### COLLECTED MATERIAL
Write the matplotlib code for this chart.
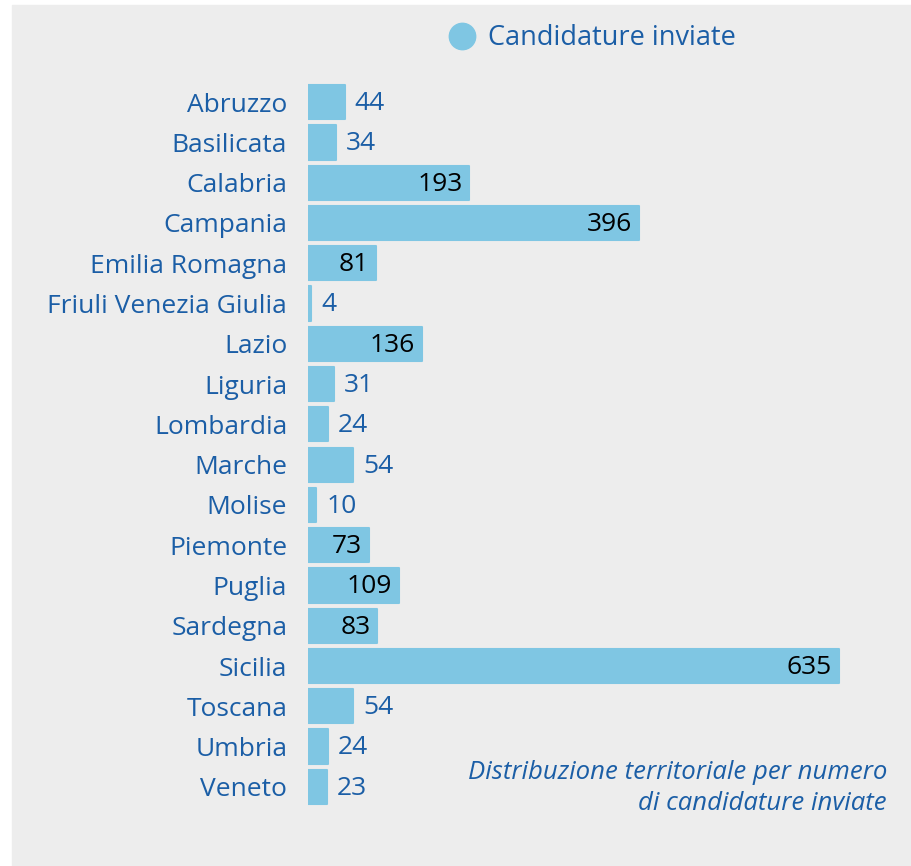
import matplotlib.pyplot as plt
from matplotlib.lines import Line2D
from matplotlib.patches import Rectangle

regions = ['Abruzzo', 'Basilicata', 'Calabria', 'Campania', 'Emilia Romagna',
           'Friuli Venezia Giulia', 'Lazio', 'Liguria', 'Lombardia', 'Marche',
           'Molise', 'Piemonte', 'Puglia', 'Sardegna', 'Sicilia', 'Toscana',
           'Umbria', 'Veneto']
candidature = [44, 34, 193, 396, 81, 4, 136, 31, 24, 54, 10, 73, 109, 83, 635, 54, 24, 23]

bar_color = '#7fc6e3'
text_color = '#1b5ea6'
bg_color = '#ededed'

plt.rcParams['font.family'] = ['Open Sans', 'DejaVu Sans']

W, H = 911, 866
fig = plt.figure(figsize=(W / 100, H / 100), dpi=100)
fig.patches.append(Rectangle((12 / W, 0), 1 - 12 / W, 1 - 5 / H,
                             transform=fig.transFigure, color=bg_color, zorder=-10))

# axes: bars start at x=308px, 0.836 px per unit, rows from y=82 to 807
x0, scale = 308, 0.836
xmax = 700
top, bottom = 82, 807
ax = fig.add_axes([x0 / W, 1 - bottom / H, xmax * scale / W, (bottom - top) / H])
ax.patch.set_alpha(0)

y = range(len(regions))
ax.barh(y, candidature, height=0.85, color=bar_color, edgecolor=bar_color,
        linewidth=1.5, joinstyle='round')
ax.set_xlim(0, xmax)
ax.set_ylim(len(regions) - 0.5, -0.5)
ax.set_yticks(list(y))
ax.set_yticklabels(regions, fontsize=19, color=text_color)
ax.tick_params(axis='y', length=0, pad=15)
ax.set_xticks([])
for s in ax.spines.values():
    s.set_visible(False)

# values inside the bar (black) when it is wide enough, otherwise outside
for i, v in enumerate(candidature):
    if v >= 70:
        ax.annotate(str(v), (v, i), xytext=(-5, -1), textcoords='offset points',
                    ha='right', va='center', fontsize=19, color='black')
    else:
        ax.annotate(str(v), (v, i), xytext=(7, -1), textcoords='offset points',
                    ha='left', va='center', fontsize=19, color=text_color)

handle = Line2D([], [], marker='o', linestyle='none', markersize=19,
                markerfacecolor=bar_color, markeredgecolor=bar_color)
fig.legend([handle], ['Candidature inviate'], loc='center left',
           bbox_to_anchor=(424 / W, 1 - 38 / H), frameon=False,
           fontsize=19.5, labelcolor=text_color, handlelength=1.0, handletextpad=0.45)

fig.text(887 / W, 1 - 779 / H, 'Distribuzione territoriale per numero',
         ha='right', va='baseline', fontsize=18.5, style='italic', color=text_color)
fig.text(887 / W, 1 - 810 / H, 'di candidature inviate',
         ha='right', va='baseline', fontsize=18.5, style='italic', color=text_color)

fig.savefig('out.png', dpi=100)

### YOUR INSTRUCTIONS
Return only the lines running from the top of the data to the line that holds "s.set_visible(False)". Include both of those lines, but skip the pictures.

### ANSWER IN FULL
Write the matplotlib code for this chart.
import matplotlib.pyplot as plt
from matplotlib.lines import Line2D
from matplotlib.patches import Rectangle

regions = ['Abruzzo', 'Basilicata', 'Calabria', 'Campania', 'Emilia Romagna',
           'Friuli Venezia Giulia', 'Lazio', 'Liguria', 'Lombardia', 'Marche',
           'Molise', 'Piemonte', 'Puglia', 'Sardegna', 'Sicilia', 'Toscana',
           'Umbria', 'Veneto']
candidature = [44, 34, 193, 396, 81, 4, 136, 31, 24, 54, 10, 73, 109, 83, 635, 54, 24, 23]

bar_color = '#7fc6e3'
text_color = '#1b5ea6'
bg_color = '#ededed'

plt.rcParams['font.family'] = ['Open Sans', 'DejaVu Sans']

W, H = 911, 866
fig = plt.figure(figsize=(W / 100, H / 100), dpi=100)
fig.patches.append(Rectangle((12 / W, 0), 1 - 12 / W, 1 - 5 / H,
                             transform=fig.transFigure, color=bg_color, zorder=-10))

# axes: bars start at x=308px, 0.836 px per unit, rows from y=82 to 807
x0, scale = 308, 0.836
xmax = 700
top, bottom = 82, 807
ax = fig.add_axes([x0 / W, 1 - bottom / H, xmax * scale / W, (bottom - top) / H])
ax.patch.set_alpha(0)

y = range(len(regions))
ax.barh(y, candidature, height=0.85, color=bar_color, edgecolor=bar_color,
        linewidth=1.5, joinstyle='round')
ax.set_xlim(0, xmax)
ax.set_ylim(len(regions) - 0.5, -0.5)
ax.set_yticks(list(y))
ax.set_yticklabels(regions, fontsize=19, color=text_color)
ax.tick_params(axis='y', length=0, pad=15)
ax.set_xticks([])
for s in ax.spines.values():
    s.set_visible(False)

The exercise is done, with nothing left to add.